LOW interest rates, market confidence and better incoming-producing properties are creating a highly active real estate market across the Surat Basin, limiting buying stock and ensuring rentals are hard to come by.

Real estate agents are reporting property turnover rates similar to pre-gas boom levels, while the Australian Reserve Bank cash rate remains at record lows – currently 0.1%.

Better rain seasons over the past 12 months are also being attributed to a squeeze in the availability of agricultural properties, while first time local buyers are snapping up homes in town for “bargain” prices.

Elders Dalby sales manager Brian Laverty said his office was on track to sell a record number of homes this financial year, with some 750 rentals currently on the books and only nine properties on the market.

“Sales numbers for this financial year are nearly as strong as what I’ve seen in my 15 years in real estate,” Mr Laverty said.

“There are bargains out there for buyers.
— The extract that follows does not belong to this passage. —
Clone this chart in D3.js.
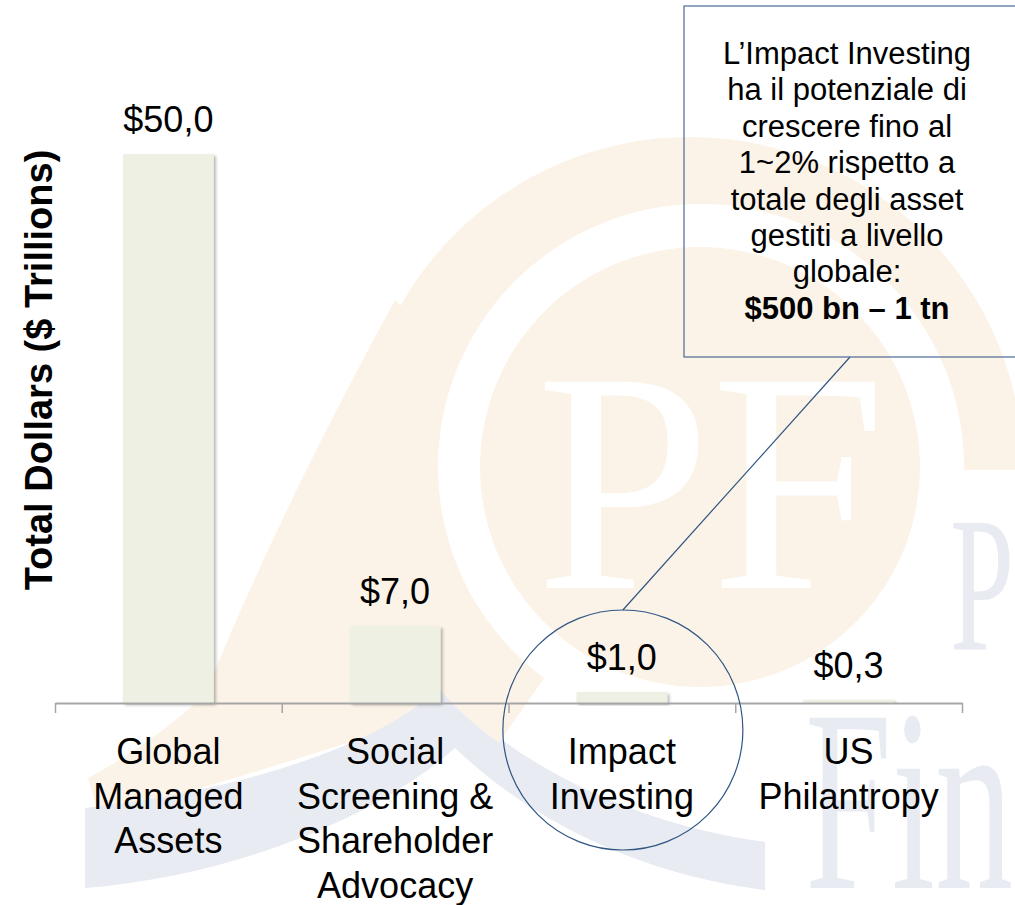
<!DOCTYPE html>
<html>
<head>
<meta charset="utf-8">
<script src="https://cdn.jsdelivr.net/npm/d3@7"></script>
<style>
  html, body { margin: 0; padding: 0; background: #ffffff; }
  svg { display: block; }
  text { font-family: "Liberation Sans", Arial, sans-serif; }
</style>
</head>
<body>
<svg id="chart" width="1015" height="905"></svg>
<script>
// ---------------- data ----------------
const categories = ["Global Managed Assets", "Social Screening & Shareholder Advocacy", "Impact Investing", "US Philantropy"];
const categoryLines = [
  ["Global", "Managed", "Assets"],
  ["Social", "Screening &", "Shareholder", "Advocacy"],
  ["Impact", "Investing"],
  ["US", "Philantropy"]
];
const values = [50.0, 7.0, 1.0, 0.3];
const yAxisTitle = "Total Dollars ($ Trillions)";
const calloutLines = [
  "L\u2019Impact Investing",
  "ha il potenziale di",
  "crescere fino al",
  "1~2% rispetto a",
  "totale degli asset",
  "gestiti a livello",
  "globale:"
];
const calloutBold = "$500 bn \u2013 1 tn";
const highlighted = "Impact Investing";

// ---------------- setup ----------------
const svg = d3.select("#chart");
const left = 55, right = 962, baseY = 703, topY = 154;

const locale = d3.formatLocale({decimal: ",", thousands: ".", grouping: [3], currency: ["$", ""]});
const fmt = locale.format("$.1f");

const x = d3.scaleBand().domain(categories).range([left, right]).paddingInner(0.6).paddingOuter(0.3);
const y = d3.scaleLinear().domain([0, 50]).range([baseY, topY]);

const defs = svg.append("defs");
const shadow = defs.append("filter").attr("id", "shadow").attr("x", "-20%").attr("y", "-20%").attr("width", "140%").attr("height", "140%");
shadow.append("feDropShadow").attr("dx", 2).attr("dy", 2).attr("stdDeviation", 1.5)
  .attr("flood-color", "#000").attr("flood-opacity", 0.3);

defs.append("clipPath").attr("id", "ringClip")
  .append("path").attr("d", "M0,0 L1100,0 L1100,470 L690,470 L346,961 L0,961 Z");

// ---------------- watermark (decorative background logo) ----------------
const wm = svg.append("g").attr("class", "watermark");
const orange = "#fcf3e8", blue = "#e8ebf2";
const serif = "'Liberation Serif', 'DejaVu Serif', serif";
// orange tail sweeping to lower left
wm.append("path")
  .attr("d", "M395,300 Q275,520 205,695 Q150,745 88,778 L100,818 Q300,760 480,700 L520,420 Z")
  .attr("fill", orange);
// blue swoosh (two legs meeting under the ring)
wm.append("path")
  .attr("d", "M85,808 C250,790 390,740 440,686 C520,770 640,825 765,842 L765,890 C640,875 530,820 455,748 C380,815 240,875 85,888 Z")
  .attr("fill", blue);
// outer ring
wm.append("circle").attr("cx", 690).attr("cy", 470).attr("r", 333)
  .attr("fill", orange).attr("clip-path", "url(#ringClip)");
wm.append("circle").attr("cx", 701).attr("cy", 467).attr("r", 263).attr("fill", "#ffffff");
// inner disk
wm.append("circle").attr("cx", 700).attr("cy", 467).attr("r", 220).attr("fill", orange);
wm.append("text").attr("x", 711).attr("y", 588).attr("text-anchor", "middle")
  .style("font-family", serif).style("font-size", "315px").attr("fill", "#ffffff").text("PF");
// right side letters
wm.append("text").attr("transform", "translate(950,650) scale(0.6,1)")
  .style("font-family", serif).style("font-size", "192px").attr("fill", blue).text("P");
wm.append("text").attr("transform", "translate(805,888) scale(0.6,1)")
  .style("font-family", serif).style("font-size", "260px").attr("fill", blue).text("Fin");

// ---------------- bars ----------------
svg.append("g").selectAll("rect").data(values).join("rect")
  .attr("x", (d, i) => x(categories[i]))
  .attr("y", d => y(d))
  .attr("width", x.bandwidth())
  .attr("height", d => baseY - y(d))
  .attr("fill", "#edf0e3")
  .attr("filter", "url(#shadow)");

// ---------------- axis ----------------
const xb = d3.scaleLinear().domain([0, categories.length]).range([left, right]);
const axis = svg.append("g").attr("transform", `translate(0,${baseY})`)
  .call(d3.axisBottom(xb).tickValues(d3.range(categories.length + 1)).tickFormat("").tickSizeInner(10).tickSizeOuter(0));
axis.select(".domain").attr("stroke", "#a6a6a6").attr("stroke-width", 2);
axis.selectAll(".tick line").attr("stroke", "#a6a6a6").attr("stroke-width", 1.5);

// value labels
svg.append("g").selectAll("text").data(values).join("text")
  .attr("x", (d, i) => x(categories[i]) + x.bandwidth() / 2)
  .attr("y", d => y(d) - 22)
  .attr("text-anchor", "middle")
  .style("font-size", "36px").attr("fill", "#000")
  .text(d => fmt(d));

// category labels
const cat = svg.append("g").selectAll("text").data(categoryLines).join("text")
  .attr("text-anchor", "middle")
  .style("font-size", "36px").attr("fill", "#000");
cat.each(function(lines, i) {
  const cx = x(categories[i]) + x.bandwidth() / 2;
  d3.select(this).selectAll("tspan").data(lines).join("tspan")
    .attr("x", cx).attr("y", (l, j) => 764 + j * 44.5).text(l => l);
});

// y axis title
svg.append("text")
  .attr("transform", "translate(52,370) rotate(-90)")
  .attr("text-anchor", "middle")
  .style("font-size", "38px").style("font-weight", "bold").attr("fill", "#000")
  .text(yAxisTitle);

// ---------------- annotation ----------------
const hiX = x(highlighted) + x.bandwidth() / 2;
const ringR = 120, ringCY = 730;
svg.append("circle").attr("cx", hiX + 1).attr("cy", ringCY).attr("r", ringR)
  .attr("fill", "none").attr("stroke", "#2f5583").attr("stroke-width", 1.2);

const box = {x: 684, y: 6, w: 345, h: 351};
svg.append("line")
  .attr("x1", hiX + 1).attr("y1", ringCY - ringR)
  .attr("x2", 850).attr("y2", box.y + box.h)
  .attr("stroke", "#2f5583").attr("stroke-width", 1.2);
svg.append("rect").attr("x", box.x).attr("y", box.y).attr("width", box.w).attr("height", box.h)
  .attr("fill", "none").attr("stroke", "#4a6a94").attr("stroke-width", 1.2);

const ct = svg.append("text").attr("text-anchor", "middle").style("font-size", "31px").attr("fill", "#000");
ct.selectAll("tspan").data(calloutLines.concat([calloutBold])).join("tspan")
  .attr("x", 847).attr("y", (d, i) => 64 + i * 36.4)
  .style("font-weight", (d, i) => i === calloutLines.length ? "bold" : "normal")
  .text(d => d);
</script>
</body>
</html>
There’s some great value and it’s also getting pushed a little bit because of the vacancy rates in the rental market.

“We’ll possibly get 80 sales for the financial year. The biggest year we ever had was in 2009 when we sold 72.

“People who are buying their first home are spending $230,000 to $250,000 and they were getting rentals for $320 a week. So they’re in a better position to be paying a house off with the current interest rates.”

Mr Laverty said while real estate in the region’s smaller towns such as Jandowae and Bell wasn’t “quite as strong”, larger centres such as Chinchilla and Roma appeared have similarly high activity.

Warren Barker, sales manager at Nutrien Harcourts Chinchilla, said a relative scarcity of rental vacancies was steering clients into the buyer market, creating higher turnover over for the past year than in 2018 and 2019.

“If the price is right the property won’t last long. A lot of them are selling before they’re even listed online,” Mr Barker said.

“At the moment agricultural properties are more active than in town, especially the bigger places – incoming producing places – they’ve been hot property.

“That probably comes down to the lowest interest rates. There’s cheap money and it’s filtering into smaller blocks as well.

“There’s obviously confidence out there. Cattle prices are strong, there ’s been rain.  

“It’s brighter than I’ve seen in a long time.”

Ray White Roma principal Michelle Cloherty said rentals in the Maranoa capital were currently “very tight” while sales turnover was also high.

She attributed the activity to financial savings some buyers had made during the uneventful pandemic period.

“There are vacancies coming up all the time but it’s hard to keep up with the demand,” she said.

“When it comes to sales, I’m doing quite a few conjunctions with other agents as well as the ones we’re doing ourselves, just to keep across all the properties.

“It’s busier now than it has been since I’ve been here.”